From the entries that follow, extract each line holding the string "Output".

→ Records to process
┏━━

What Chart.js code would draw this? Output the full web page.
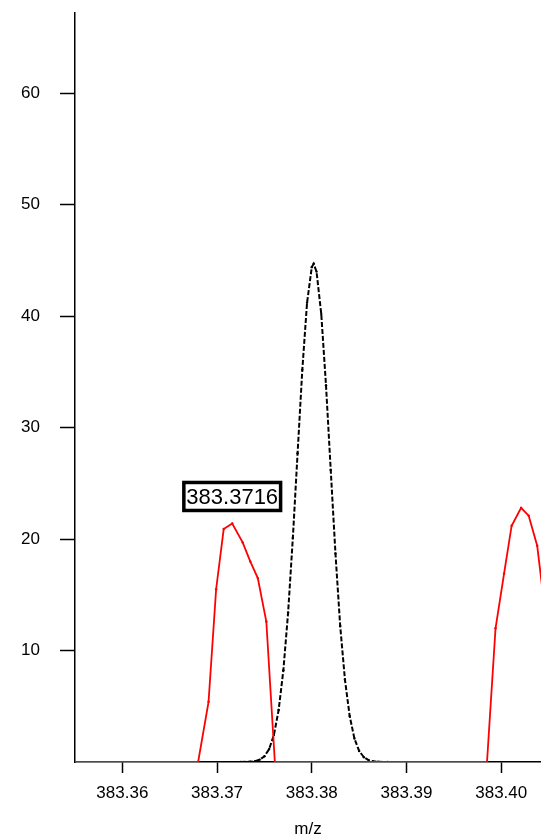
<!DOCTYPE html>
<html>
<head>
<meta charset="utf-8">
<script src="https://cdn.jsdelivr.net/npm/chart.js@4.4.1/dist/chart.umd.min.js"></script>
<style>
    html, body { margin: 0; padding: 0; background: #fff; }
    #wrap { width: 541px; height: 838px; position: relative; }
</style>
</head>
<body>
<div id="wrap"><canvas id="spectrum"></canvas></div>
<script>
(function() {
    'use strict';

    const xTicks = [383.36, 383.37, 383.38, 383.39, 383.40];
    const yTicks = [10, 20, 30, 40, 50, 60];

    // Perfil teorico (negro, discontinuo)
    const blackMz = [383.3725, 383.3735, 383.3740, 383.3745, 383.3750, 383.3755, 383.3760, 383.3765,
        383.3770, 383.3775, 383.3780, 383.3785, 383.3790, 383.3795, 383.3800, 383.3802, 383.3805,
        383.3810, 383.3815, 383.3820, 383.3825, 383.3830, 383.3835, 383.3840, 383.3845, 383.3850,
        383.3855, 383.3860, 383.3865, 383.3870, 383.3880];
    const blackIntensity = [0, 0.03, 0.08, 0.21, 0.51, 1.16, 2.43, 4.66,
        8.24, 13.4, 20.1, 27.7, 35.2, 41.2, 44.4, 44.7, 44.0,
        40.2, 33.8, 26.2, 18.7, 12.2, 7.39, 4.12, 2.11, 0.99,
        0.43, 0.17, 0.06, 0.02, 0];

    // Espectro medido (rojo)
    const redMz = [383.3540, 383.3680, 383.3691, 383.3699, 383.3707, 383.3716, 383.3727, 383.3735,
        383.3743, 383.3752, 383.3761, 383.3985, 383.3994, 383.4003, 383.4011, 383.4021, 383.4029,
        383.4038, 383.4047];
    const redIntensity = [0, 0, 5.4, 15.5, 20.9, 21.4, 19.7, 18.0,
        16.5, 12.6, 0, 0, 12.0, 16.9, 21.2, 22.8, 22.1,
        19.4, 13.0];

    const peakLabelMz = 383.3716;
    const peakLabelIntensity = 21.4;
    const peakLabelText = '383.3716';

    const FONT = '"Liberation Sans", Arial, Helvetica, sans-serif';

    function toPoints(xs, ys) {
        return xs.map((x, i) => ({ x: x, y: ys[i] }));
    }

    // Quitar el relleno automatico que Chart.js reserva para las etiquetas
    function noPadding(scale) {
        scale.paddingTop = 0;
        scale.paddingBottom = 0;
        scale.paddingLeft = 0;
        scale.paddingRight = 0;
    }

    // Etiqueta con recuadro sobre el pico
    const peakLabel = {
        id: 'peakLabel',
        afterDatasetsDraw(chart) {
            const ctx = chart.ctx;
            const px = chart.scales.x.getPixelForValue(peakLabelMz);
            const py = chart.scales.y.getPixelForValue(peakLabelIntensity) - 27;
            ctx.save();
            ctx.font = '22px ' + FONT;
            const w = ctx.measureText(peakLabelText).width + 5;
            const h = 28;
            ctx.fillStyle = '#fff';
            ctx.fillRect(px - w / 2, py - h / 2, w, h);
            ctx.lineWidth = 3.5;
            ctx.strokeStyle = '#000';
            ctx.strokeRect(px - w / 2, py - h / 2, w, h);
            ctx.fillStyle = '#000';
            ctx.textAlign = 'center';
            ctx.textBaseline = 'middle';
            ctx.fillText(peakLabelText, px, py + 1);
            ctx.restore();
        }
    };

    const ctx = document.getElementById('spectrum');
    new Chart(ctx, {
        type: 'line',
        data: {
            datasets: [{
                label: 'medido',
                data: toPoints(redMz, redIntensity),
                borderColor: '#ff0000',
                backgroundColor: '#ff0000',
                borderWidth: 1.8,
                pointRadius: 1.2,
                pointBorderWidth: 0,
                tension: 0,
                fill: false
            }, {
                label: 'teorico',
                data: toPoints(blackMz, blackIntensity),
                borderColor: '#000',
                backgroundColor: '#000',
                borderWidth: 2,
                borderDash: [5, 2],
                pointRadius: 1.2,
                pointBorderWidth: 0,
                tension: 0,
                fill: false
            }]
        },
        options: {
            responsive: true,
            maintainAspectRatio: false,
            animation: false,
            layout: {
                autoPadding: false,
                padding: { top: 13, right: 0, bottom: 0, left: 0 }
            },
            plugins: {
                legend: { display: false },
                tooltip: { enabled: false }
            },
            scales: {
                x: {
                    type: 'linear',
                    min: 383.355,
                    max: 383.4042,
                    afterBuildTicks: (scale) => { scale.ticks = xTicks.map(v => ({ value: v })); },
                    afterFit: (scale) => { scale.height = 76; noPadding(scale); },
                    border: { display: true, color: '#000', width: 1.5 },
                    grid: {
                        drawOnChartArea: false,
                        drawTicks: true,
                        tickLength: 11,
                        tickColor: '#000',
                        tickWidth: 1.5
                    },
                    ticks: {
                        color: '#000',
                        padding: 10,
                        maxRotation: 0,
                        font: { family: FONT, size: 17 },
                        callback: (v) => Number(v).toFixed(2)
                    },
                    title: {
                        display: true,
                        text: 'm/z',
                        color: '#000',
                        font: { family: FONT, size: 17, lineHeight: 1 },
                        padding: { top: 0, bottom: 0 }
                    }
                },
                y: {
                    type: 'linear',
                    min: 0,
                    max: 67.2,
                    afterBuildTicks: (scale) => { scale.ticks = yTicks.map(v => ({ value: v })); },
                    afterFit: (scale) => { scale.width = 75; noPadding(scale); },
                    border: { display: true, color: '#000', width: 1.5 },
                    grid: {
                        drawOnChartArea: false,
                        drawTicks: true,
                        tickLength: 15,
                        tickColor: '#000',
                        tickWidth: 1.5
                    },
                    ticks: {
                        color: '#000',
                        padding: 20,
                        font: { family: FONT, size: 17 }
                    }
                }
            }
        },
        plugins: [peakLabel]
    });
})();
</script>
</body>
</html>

┗━━
┏━━

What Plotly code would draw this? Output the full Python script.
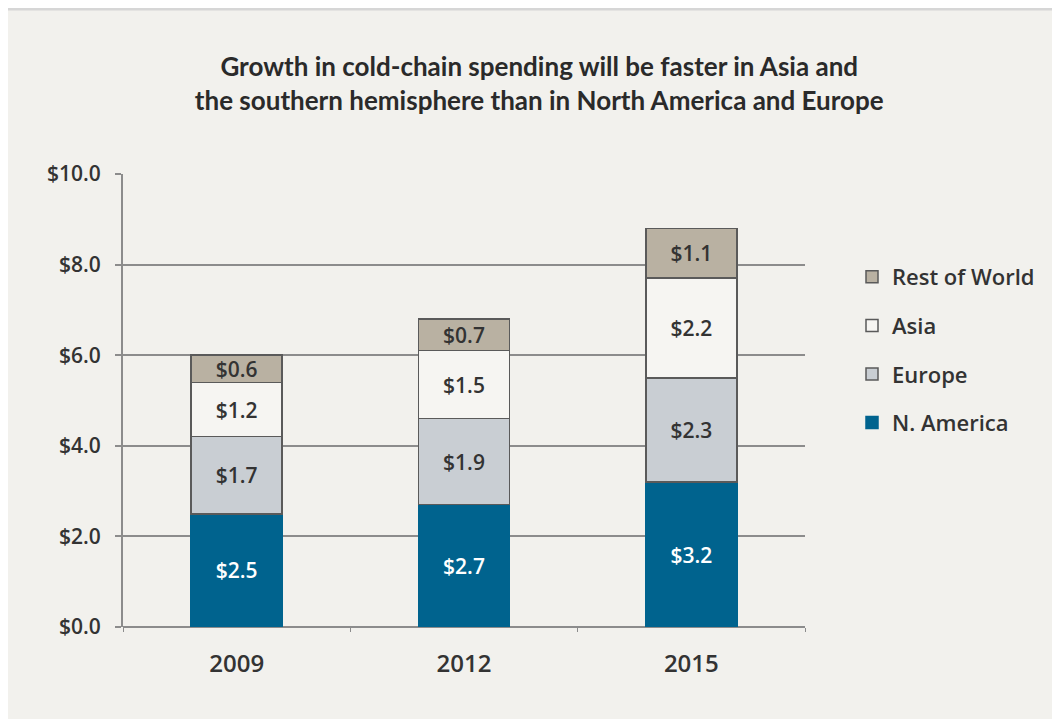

┗━━

→ In response
What Chart.js code would draw this? Output the full web page.
What Plotly code would draw this? Output the full Python script.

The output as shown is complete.